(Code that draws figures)
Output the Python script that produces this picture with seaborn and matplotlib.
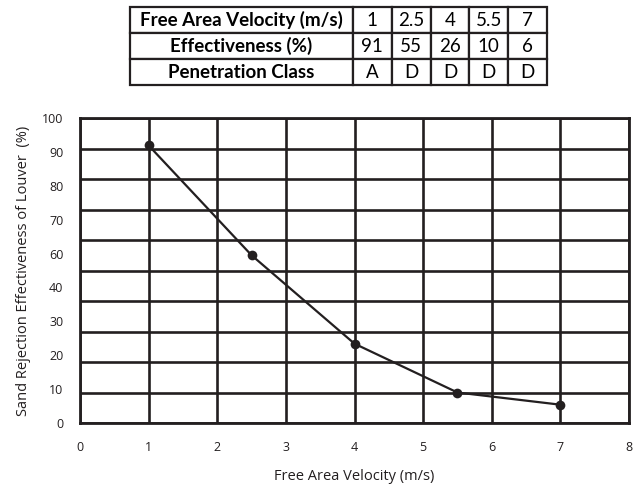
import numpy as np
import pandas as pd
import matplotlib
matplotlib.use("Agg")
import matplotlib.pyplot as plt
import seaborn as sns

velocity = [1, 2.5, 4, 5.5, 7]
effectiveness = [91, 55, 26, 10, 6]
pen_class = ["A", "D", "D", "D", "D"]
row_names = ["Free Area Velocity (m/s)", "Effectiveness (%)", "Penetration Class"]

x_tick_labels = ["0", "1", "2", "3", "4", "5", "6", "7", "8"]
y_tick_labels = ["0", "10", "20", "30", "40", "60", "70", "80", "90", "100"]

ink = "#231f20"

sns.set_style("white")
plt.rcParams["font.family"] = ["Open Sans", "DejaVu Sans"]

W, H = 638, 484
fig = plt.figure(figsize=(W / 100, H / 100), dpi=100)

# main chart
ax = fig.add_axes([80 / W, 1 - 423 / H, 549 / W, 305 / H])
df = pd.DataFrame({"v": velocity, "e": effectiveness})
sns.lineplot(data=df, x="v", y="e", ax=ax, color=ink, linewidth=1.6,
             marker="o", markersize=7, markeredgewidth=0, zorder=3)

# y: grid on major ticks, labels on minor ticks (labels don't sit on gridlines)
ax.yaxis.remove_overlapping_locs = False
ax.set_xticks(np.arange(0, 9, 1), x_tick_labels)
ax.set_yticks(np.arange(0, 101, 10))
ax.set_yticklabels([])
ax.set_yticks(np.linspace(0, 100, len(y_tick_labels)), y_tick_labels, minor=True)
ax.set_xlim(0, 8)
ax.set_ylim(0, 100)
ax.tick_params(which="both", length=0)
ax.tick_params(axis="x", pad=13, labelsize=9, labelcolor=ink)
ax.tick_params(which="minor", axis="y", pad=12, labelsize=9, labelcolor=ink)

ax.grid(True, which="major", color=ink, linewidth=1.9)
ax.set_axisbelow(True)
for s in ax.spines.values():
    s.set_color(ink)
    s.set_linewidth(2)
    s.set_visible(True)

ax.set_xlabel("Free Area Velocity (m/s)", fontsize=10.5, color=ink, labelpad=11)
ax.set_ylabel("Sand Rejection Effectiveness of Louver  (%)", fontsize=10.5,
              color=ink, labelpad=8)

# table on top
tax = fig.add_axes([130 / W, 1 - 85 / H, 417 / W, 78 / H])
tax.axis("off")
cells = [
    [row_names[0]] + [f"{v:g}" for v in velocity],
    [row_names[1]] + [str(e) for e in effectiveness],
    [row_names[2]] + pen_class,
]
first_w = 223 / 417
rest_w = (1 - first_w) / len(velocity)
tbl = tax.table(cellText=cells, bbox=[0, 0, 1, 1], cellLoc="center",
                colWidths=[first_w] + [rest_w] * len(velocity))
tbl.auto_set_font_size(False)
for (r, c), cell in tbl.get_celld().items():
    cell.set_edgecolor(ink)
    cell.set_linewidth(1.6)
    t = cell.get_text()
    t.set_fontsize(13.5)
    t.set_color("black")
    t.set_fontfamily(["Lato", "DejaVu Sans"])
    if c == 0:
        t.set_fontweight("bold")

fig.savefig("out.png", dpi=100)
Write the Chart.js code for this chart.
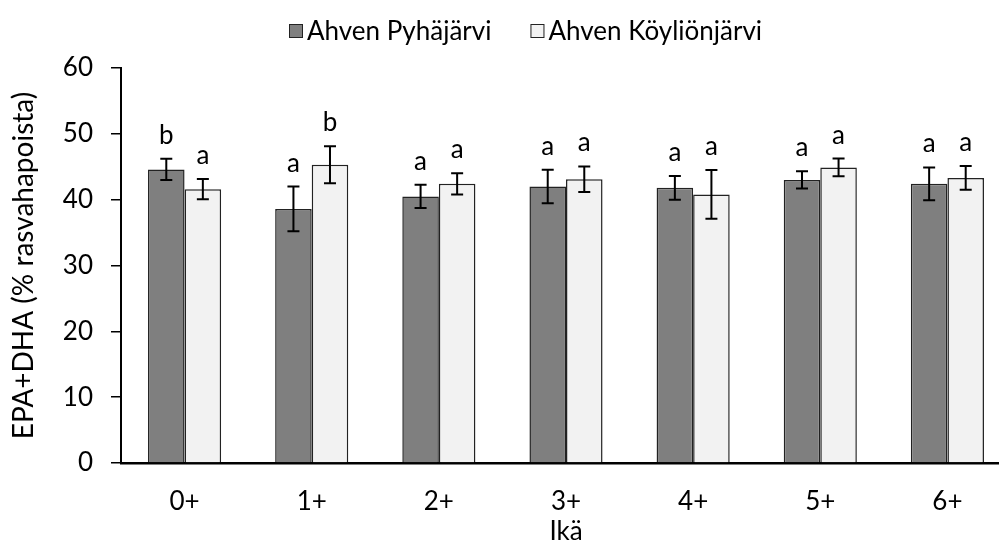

§ Goal of the exercise
Read through the entries and copy every line that includes "matplotlib".

§ Solution to the problem
Output the Python script that produces this picture with seaborn and matplotlib.
import matplotlib
matplotlib.use("Agg")
import matplotlib.pyplot as plt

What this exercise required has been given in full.